When I was asked to write something for people to include in her memorial, my first thought was that I should mention how her relationship with my mother's friend was my first contact with homosexuality, and that I was blessed by this, letting me grow up without the prejudice that a lot of my friends displayed. But I wrote a paragraph without mentioning it. If there's anything one can take away from life, it's that someone's sexual orientation shouldn't be an issue. Everyone is an individual, and the fact that she was gay doesn't matter any more than her grey hair, love of dogs, ability to make a good cup of tea, affinity for Call My Bluff, or frustration with the first level of Alex Kidd in Miracle World.

My mother shall miss her. And so shall I.

Thursday, 4 January 2018

Love Hard

Now I'm over the hill, too many thrills
Too much to choose from, it's making me ill
Let's go over the top, so give me a pill
Too much to choose from, it's making me ill

I have, over the past few days, been loving her particularly hard.

Wait, come back! I probably need to explain. Of course it hasn't been like I didn't love her this much before. I've loved her for a long time now. We've been a couple since the end of 2012 and you don't last this long without love. That's not what I'm trying to say.

What I am trying to say is that, since the New Year, I've spent a lot of time lying awake at night, and with nothing else to do, I've been overanalysing things, looking at our relationship from different angles and, sometimes, trying to do the impossible: viewing it as an outsider.
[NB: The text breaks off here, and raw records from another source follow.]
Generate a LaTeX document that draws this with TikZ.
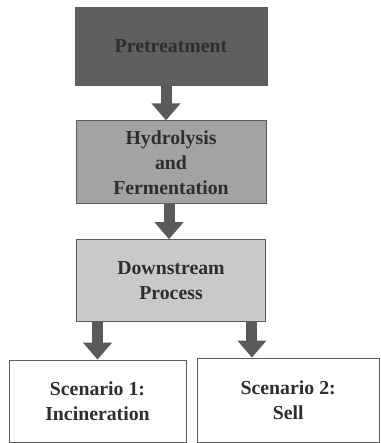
\documentclass[tikz,border=0pt]{standalone}
\usepackage{fontspec}
\setmainfont{Liberation Serif}
\usetikzlibrary{positioning, arrows.meta}
\definecolor{darkfill}{HTML}{5F5F5F}
\definecolor{midfill}{HTML}{A3A3A3}
\definecolor{lightfill}{HTML}{C9C9C9}
\definecolor{arrowgray}{HTML}{5A5A5A}
\definecolor{textgray}{HTML}{2E2E2E}
\definecolor{edgegray}{HTML}{5C5C5C}

\begin{document}
\begin{tikzpicture}[
    x=1pt, y=-1pt,
    node distance=35pt,
    every node/.style={
        draw=edgegray,
        line width=0.8pt,
        align=center,
        font=\fontsize{19.8}{25}\selectfont\bfseries,
        text=textgray,
        inner sep=0pt
    },
    blockarrow/.style={
        draw=arrowgray,
        line width=11pt,
        -{Triangle[width=28pt, length=17pt]}
    }
]
\useasboundingbox (0,0) rectangle (380,443);

% Block 1: pretreatment (top)
\node[fill=darkfill, minimum width=192pt, minimum height=78pt] (pre) at (171,46) {Pretreatment};

% Block 2: hydrolysis and fermentation
\node[fill=midfill, minimum width=190pt, minimum height=83pt, below=35pt of pre] (hyd)
    {Hydrolysis\\and\\Fermentation};

% Block 3: downstream
\node[fill=lightfill, minimum width=189pt, minimum height=82pt, below=35pt of hyd] (down)
    {Downstream\\Process};

% Scenarios (bottom row)
\node[fill=white, minimum width=177pt, minimum height=82pt] (sc1) at (97.5,401)
    {Scenario 1:\\Incineration};
\node[fill=white, minimum width=182pt, minimum height=84pt] (sc2) at (288.2,400)
    {Scenario 2:\\Sell};

% Arrows
\draw[blockarrow] ([xshift=-5pt]pre.south) -- ([xshift=-5pt]hyd.north);
\draw[blockarrow] ([xshift=-2pt]hyd.south) -- ([xshift=-2pt]down.north);
\draw[blockarrow] (sc1.north |- down.south) -- (sc1.north);
\draw[blockarrow] ([xshift=-14pt]down.south east) -- ([xshift=-14pt]down.south east |- sc2.north);

\end{tikzpicture}
\end{document}
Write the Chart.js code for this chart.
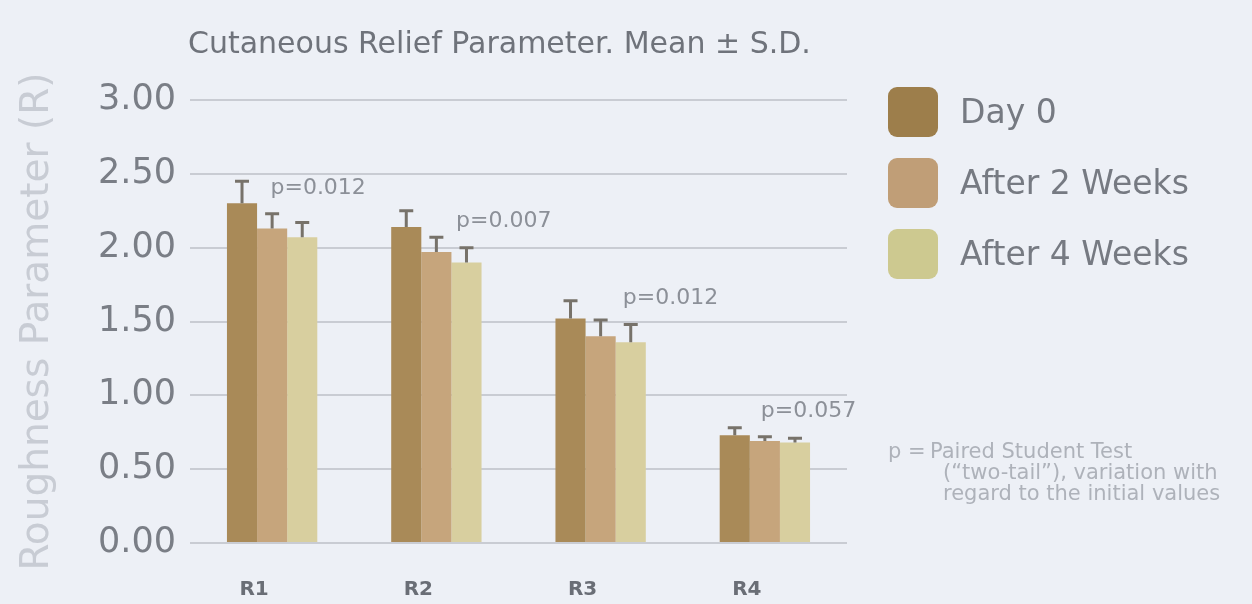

I can look at other couples - Robinson and Lovely, their relationship having lasted for more than a decade before they took the next step; Hairy Friend and his American wife, still as tactile with each other as they have been since they met; 47 and his wife, a relationship I've championed since its inception - and see the spark there. Hell, with some couples, I can practically feel it.

With us, the spark has always been there. Sometimes, I will admit, it's difficult to channel. There are those dull moments - where she's out at work and I'm sitting alone, wondering what to do - or when I'm working away, glad of the summer freedom but missing what I have when home. It's an odd feeling to lie awake next to a sleeping girlfriend and think about how much you love her.

I mean, I tell her. I tell her I love her every day. I say it over and over and over again, because despite what some people think, I don't think it can be said too much.

But there's more to it than that. I look at her and I tell her she looks pretty. I laugh at the cute things she does and listen to the stuff she tells me. I try to make her laugh too, with varying degrees of success. We talk, we cuddle, we kiss, we joke, we bitch. Through all this, I tell her I love her. But on my own, I constantly remind myself. I catch myself looking at her, or thinking of her - maybe something as simple as a smile or an in-joke we share.

And for the past few days, it's been my oxygen. I've been very tired - no sleep, no energy, very little inspiration and in a lot of pain from my injured mouth (which I'll tell you about some other time). Some days, it's been a struggle even to stand up straight. But I'm stronger, because I love her. I am protected, because I love her. I am supported by my love for her. I think it's that, above all, that keeps me going...

...so that is why I have been appreciating her more than ever. Because, even though she's there for me when I need her, it's nice to remind myself of that. So I do.